A move-in ready house, by definition, means it is a new home with all appliances in place, with electric, plumbing, heating and air functioning properly and build to local code.  The contractor has the house sitting in his existing inventor and it is ready (or at least very close to ready) to be lived in.  Inspections are complete and once you sign, you simply just need to worry about moving your stuff in.  These inventory homes are also built in the more popular neighborhoods, knowing buyers will be looking into those locations to settled down in.

But to some people, move-in ready could mean something entirely different.  A move-in ready home might indicate that it’s a house that has been lived in, is structurally sound but might need cosmetic updates or perhaps a kitchen or bathroom renovation.  Overall, the house is ready for someone to move into it without needing major repair.  This is similar to the “new to you” house, however the “new to you” house might have issues that need correcting before you can live in it, such as needing an electric upgrade to bring it up to code. 

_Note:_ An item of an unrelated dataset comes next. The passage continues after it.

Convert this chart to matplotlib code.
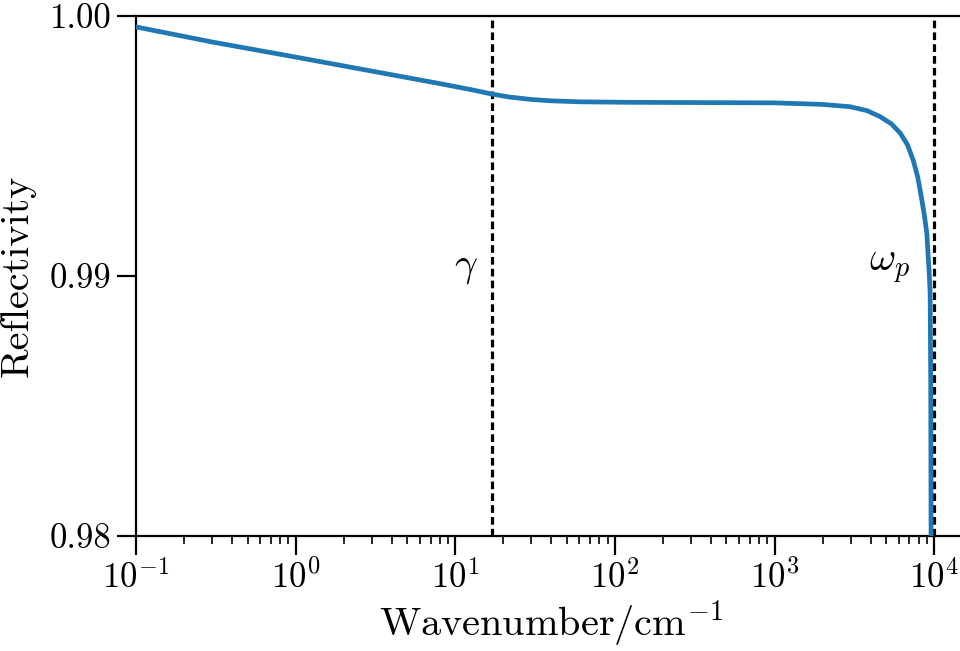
import matplotlib
import matplotlib.pyplot as plt
import numpy as np

matplotlib.use("Agg")

# Values
wavenumber = [0.1, 0.3, 1.0, 3.4, 8.0, 13.0, 16.9, 22.0, 30.0, 39.0, 60.0, 124.0, 342.0,
              1000.0, 2000.0, 2980.0, 3800.0, 4590.0, 5400.0, 6130.0, 6800.0,
              7390.0, 7900.0, 8380.0, 8700.0, 9000.0, 9130.0, 9300.0, 9440.0, 9520.0, 9570.0]
reflectivity = [0.99958, 0.99900, 0.99842, 0.99782, 0.99740, 0.99715, 0.99700, 0.99688,
                0.99679, 0.99674, 0.99670, 0.99668, 0.99667,
                0.99666, 0.99660, 0.99651, 0.99636, 0.99613, 0.99585, 0.99550, 0.99505,
                0.99446, 0.99380, 0.99292, 0.99230, 0.99165, 0.99100, 0.99020, 0.98935,
                0.98600, 0.97980]
gamma = 16.9
omega_p = 10000.0

plt.rcParams.update(
    {
        "font.family": "serif",
        "font.serif": ["cmr10"],
        "mathtext.fontset": "cm",
        "axes.formatter.use_mathtext": True,
        "axes.unicode_minus": False,
    }
)

fig = plt.figure(figsize=(9.6, 6.51), dpi=100)
# axes run past the right edge of the figure, as in the reference
ax = fig.add_axes([0.1417, 0.1767, 0.8646, 0.7987])

ax.plot(wavenumber, reflectivity, color="#1f77b4", linewidth=3.4, zorder=3)
ax.axvline(gamma, color="black", linestyle="--", linewidth=2.3, dashes=(2.4, 1.3))
ax.axvline(omega_p, color="black", linestyle="--", linewidth=2.3, dashes=(2.4, 1.3))

ax.text(13.9, 0.9903, r"$\gamma$", fontsize=29, ha="right", va="center")
ax.text(7080, 0.9903, r"$\omega_p$", fontsize=29, ha="right", va="center")

ax.set_xscale("log")
ax.set_xlim(0.1, 10 ** 4.2)
ax.set_ylim(0.98, 1.0)
ax.set_yticks([0.98, 0.99, 1.00])
ax.set_yticklabels(["0.98", "0.99", "1.00"])

ax.set_xlabel(r"Wavenumber/cm$^{-1}$", fontsize=29, labelpad=2)
ax.set_ylabel("Reflectivity", fontsize=29, labelpad=10)

for side in ["top", "right", "left", "bottom"]:
    ax.spines[side].set_linewidth(1.6)

ax.tick_params(axis="both", which="major", labelsize=25, length=14, width=1.6, direction="out")
ax.tick_params(axis="both", which="minor", length=6, width=1.2, direction="out")
ax.tick_params(axis="y", which="minor", left=False)

fig.savefig("out.png", dpi=100)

A move-in ready house, which is also sometimes called a turn-key house, is often sought after since the new owners do not have to worry about major renovations or repairs before living in it, nor do they have to wait for it to be built and have worry about getting the correct permits or waiting on contractors.  While there might be aspects of the home that need some attention, they do not need to be addressed immediately.  The new owner has time to settle in and perhaps build up a bit of a savings again before tackling the problem areas.   They can get a feel for the house and then decide what projects to tackle first, having the peace of mind that nothing needs to be done immediately.

Since we can clearly see that a move-in ready house can clearly mean different things to different people, it is extremely important to discuss exactly what you want and what you expect with your real estate agent from the very beginning.  Your agent might have their own preconceived idea of what move-in ready means, and there is always a chance it is much different than yours.  Conveying what you want and expect early on will prevent both you and your agent from wasting precious time.